Most talk on windmills in Michigan is about the giant ones going up on farms and off-shore.
But small wind turbines designed for urban homes, small businesses and schools, which cost $15,000 to $30,000, are generating debate in some Detroit suburbs.
Facing requests from homeowners, Royal Oak enacted a zoning ordinance last year to regulate home-based wind turbines, with Birmingham and Novi soon to do so.
We’ve had some people very eager to see this come, and a small number wanted them on their houses to feed electricity into their homes, Birmingham Planning Board chairman Robin Boyle said.
This week, the board voted 7-0 to ban wind turbines in residential areas, restricting them to commercial districts and to areas of mixed-use zoning where condos coexist with shops. The ban could get final approval April 26th by the City Commission.
Among the concerns? The injury risk of turbines spinning near people, the threat of towers being residential eyesores and the quality-of-life fear of flicker, the distraction of sunlight slashing off moving blades, like a strobe light that belongs in a nightclub.
“If technology changes, we’ll revisit this and see whether they can be more compatible with residential zoning,” said Boyle, who is also chairman of urban studies and planning at Wayne State University.
Royal Oak’s ordinance, passed last year, is less restrictive, allowing wind turbines at twice the maximum permitted height for homes, about 60 feet, and up to 100 feet in other zoning districts, city planner Doug Hedges said. No residents have applied for a permit, Hedges said.
Novi’s new ordinance might get final approval in May, Community Relations Director Sheryl Walsh said.
“If this goes through, it does allow for wind turbines in residential areas,” but the City Council likely will impose limits, Walsh said.
A single, $20,000 wind turbine could power a small home, “but you need an average wind all the time of at least 14 m.p.h.m” which in Michigan puts ideal sites at high elevations or along lake shores, said Donna Napolitano, co-owner of Mechanical Energy Systems in Canton.
Turbines in southeastMichigan can work in tandem with solar power to provide much of a homes electricity, Napolitano said.
Schools are exempt from most local zoning, and some have installed turbines for energy classes.
A 60 foot tower with a single spinning blade was installed in 2001 at Seaholm High School in Birmingham. A 30 foot Windspire, made in Manistee, is to have a ribbon cutting Tuesday at the Birmingham Covington School in Bloomfield Hills, school officials said.
Oakland Schools Technical Campus in Clarkston is to have a $35,000 system of wind and solar installed in May, according to Oak Electric Contractors in Waterford.

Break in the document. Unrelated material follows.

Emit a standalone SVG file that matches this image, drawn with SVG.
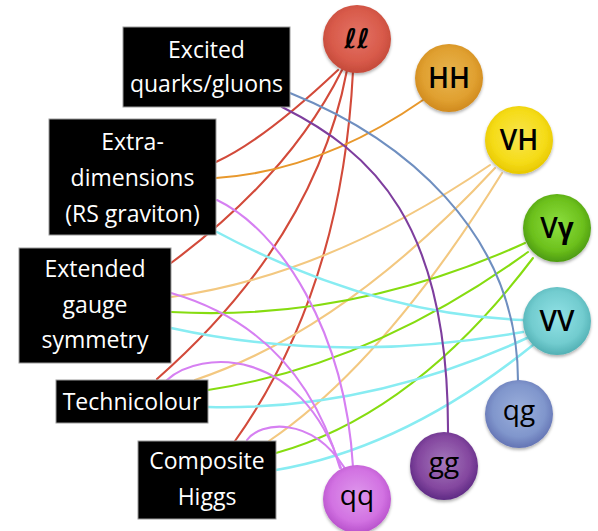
<svg xmlns="http://www.w3.org/2000/svg" width="598" height="531" viewBox="0 0 598 531">
  <style>
    .box { fill: #000; stroke: #9a9a9a; stroke-width: 1; }
    .lbl { fill: #fff; font-family: "Open Sans", "DejaVu Sans", sans-serif; font-size: 23px; text-anchor: middle; }
    .ball { filter: url(#shadow); }
    .sym { fill: #000; font-family: "Open Sans", "DejaVu Sans", sans-serif; font-size: 28px; text-anchor: middle; }
    .caps { font-weight: 600; }
    #connectors path { fill: none; stroke-width: 2.1; stroke-linecap: round; }
    .c-ll { stroke: #d24a3a; }
    .c-hh { stroke: #e8982c; }
    .c-vh { stroke: #f3c880; }
    .c-vg { stroke: #86dc10; }
    .c-vv { stroke: #88ecf2; stroke-width: 2.5 !important; }
    .c-qg { stroke: #6f8fc0; }
    .c-gg { stroke: #7e3e9e; }
    .c-qq { stroke: #d680f2; }
  </style>
  <defs>
    <filter id="shadow" x="-20%" y="-20%" width="140%" height="150%">
      <feDropShadow dx="0" dy="2" stdDeviation="1.5" flood-color="#000" flood-opacity="0.3"/>
    </filter>
    <radialGradient id="g-ll" cx="0.5" cy="0.45" r="0.55">
      <stop offset="0" stop-color="#e47466"/><stop offset="0.7" stop-color="#d85a4a"/><stop offset="1" stop-color="#c44a3a"/>
    </radialGradient>
    <radialGradient id="g-hh" cx="0.5" cy="0.45" r="0.55">
      <stop offset="0" stop-color="#e8b550"/><stop offset="0.7" stop-color="#e0a030"/><stop offset="1" stop-color="#d08a1e"/>
    </radialGradient>
    <radialGradient id="g-vh" cx="0.5" cy="0.45" r="0.55">
      <stop offset="0" stop-color="#f8e450"/><stop offset="0.7" stop-color="#f5dc18"/><stop offset="1" stop-color="#e8c800"/>
    </radialGradient>
    <radialGradient id="g-vg" cx="0.5" cy="0.45" r="0.55">
      <stop offset="0" stop-color="#8ee040"/><stop offset="0.7" stop-color="#6cc01c"/><stop offset="1" stop-color="#4c9a10"/>
    </radialGradient>
    <radialGradient id="g-vv" cx="0.5" cy="0.45" r="0.55">
      <stop offset="0" stop-color="#92e2e6"/><stop offset="0.7" stop-color="#72cccf"/><stop offset="1" stop-color="#52b0b4"/>
    </radialGradient>
    <radialGradient id="g-qg" cx="0.5" cy="0.45" r="0.55">
      <stop offset="0" stop-color="#9cb0dc"/><stop offset="0.7" stop-color="#8096cc"/><stop offset="1" stop-color="#6474b4"/>
    </radialGradient>
    <radialGradient id="g-gg" cx="0.5" cy="0.45" r="0.55">
      <stop offset="0" stop-color="#a478bc"/><stop offset="0.7" stop-color="#84479f"/><stop offset="1" stop-color="#5e2a84"/>
    </radialGradient>
    <radialGradient id="g-qq" cx="0.5" cy="0.45" r="0.55">
      <stop offset="0" stop-color="#de98ec"/><stop offset="0.7" stop-color="#d272e2"/><stop offset="1" stop-color="#b852cc"/>
    </radialGradient>
  </defs>

  <rect width="598" height="531" fill="#fff"/>

  <!-- links between models and final states -->
  <g id="connectors">
    <path class="c-ll" d="M216,162 Q264,140 338,70"/>
    <path class="c-ll" d="M171,263 Q290,175 342,70"/>
    <path class="c-ll" d="M157,379 Q315,240 347,70"/>
    <path class="c-ll" d="M235,441 Q342,290 353,71"/>
    <path class="c-hh" d="M216,178 Q321,171 423,100"/>
    <path class="c-vh" d="M171,297 Q329,275 490,165"/>
    <path class="c-vh" d="M195,380 Q345,330 495,168"/>
    <path class="c-vh" d="M269,441 Q384,363 502,173"/>
    <path class="c-vg" d="M171,312 Q351,322 525,243"/>
    <path class="c-vg" d="M208,390 Q372,365 528,252"/>
    <path class="c-vg" d="M276,453 Q415,414 533,258"/>
    <path class="c-vv" d="M217,232 Q370,314 523,320"/>
    <path class="c-vv" d="M171,328 Q340,365 523,332"/>
    <path class="c-vv" d="M208,407 Q368,411 527,338"/>
    <path class="c-vv" d="M276,470 Q405,448 533,345"/>
    <path class="c-qg" d="M290,93 C400,137 518,230 518,381"/>
    <path class="c-gg" d="M282,107 C372,152 449,222 448,433"/>
    <path class="c-qq" d="M217,200 C280,230 345,330 353,467"/>
    <path class="c-qq" d="M171,293 Q300,330 340,468"/>
    <path class="c-qq" d="M167,380 C200,350 300,345 341,468"/>
    <path class="c-qq" d="M247,440 C260,422 310,415 344,467"/>
  </g>

  <!-- model boxes -->
  <g id="excited">
    <rect class="box" x="123" y="27" width="167" height="80"/>
    <text class="lbl" x="206.5" y="58">Excited</text>
    <text class="lbl" x="206.5" y="92">quarks/gluons</text>
  </g>
  <g id="extra-dimensions">
    <rect class="box" x="49" y="119" width="167" height="116"/>
    <text class="lbl" x="132.5" y="150">Extra-</text>
    <text class="lbl" x="132.5" y="186">dimensions</text>
    <text class="lbl" x="132.5" y="222">(RS graviton)</text>
  </g>
  <g id="extended-gauge">
    <rect class="box" x="19" y="248" width="152" height="115"/>
    <text class="lbl" x="95" y="277">Extended</text>
    <text class="lbl" x="95" y="313">gauge</text>
    <text class="lbl" x="95" y="348">symmetry</text>
  </g>
  <g id="technicolour">
    <rect class="box" x="56" y="380" width="152" height="43"/>
    <text class="lbl" x="132" y="410">Technicolour</text>
  </g>
  <g id="composite-higgs">
    <rect class="box" x="138" y="441" width="138" height="78"/>
    <text class="lbl" x="207" y="469">Composite</text>
    <text class="lbl" x="207" y="505">Higgs</text>
  </g>

  <!-- final-state nodes -->
  <g id="ll">
    <circle class="ball" cx="357" cy="39" r="34" fill="url(#g-ll)"/>
    <text class="sym" x="357" y="48" style="font-family:'DejaVu Sans',sans-serif;font-style:italic;font-weight:bold;font-size:27px">ℓℓ</text>
  </g>
  <g id="hh">
    <circle class="ball" cx="449" cy="78" r="34" fill="url(#g-hh)"/>
    <text class="sym caps" x="449" y="88">HH</text>
  </g>
  <g id="vh">
    <circle class="ball" cx="519" cy="140" r="34" fill="url(#g-vh)"/>
    <text class="sym caps" x="519" y="150">VH</text>
  </g>
  <g id="vgamma">
    <circle class="ball" cx="557" cy="228" r="34" fill="url(#g-vg)"/>
    <text class="sym caps" x="557" y="238">V<tspan font-weight="bold">γ</tspan></text>
  </g>
  <g id="vv">
    <circle class="ball" cx="557" cy="321" r="34" fill="url(#g-vv)"/>
    <text class="sym caps" x="557" y="331">VV</text>
  </g>
  <g id="qg">
    <circle class="ball" cx="519" cy="414" r="34" fill="url(#g-qg)"/>
    <text class="sym" x="519" y="420">qg</text>
  </g>
  <g id="gg">
    <circle class="ball" cx="444" cy="466" r="34" fill="url(#g-gg)"/>
    <text class="sym" x="444" y="472">gg</text>
  </g>
  <g id="qq">
    <circle class="ball" cx="357" cy="499" r="34" fill="url(#g-qq)"/>
    <text class="sym" x="357" y="505">qq</text>
  </g>
</svg>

Also getting turbines, as soon as this fall, are Cass Tech High School in Detroit, the Allen Park School District and Woodhaven Brownstown public schools, paid for by grants from statewide surcharge on utility bills, said Emile Lauzzana, project director of Energy Work’s in Michigan.
Lauzzana is to speak Wednesday at the Michigan Wind Energy Conference at Cobo Center in Detroit.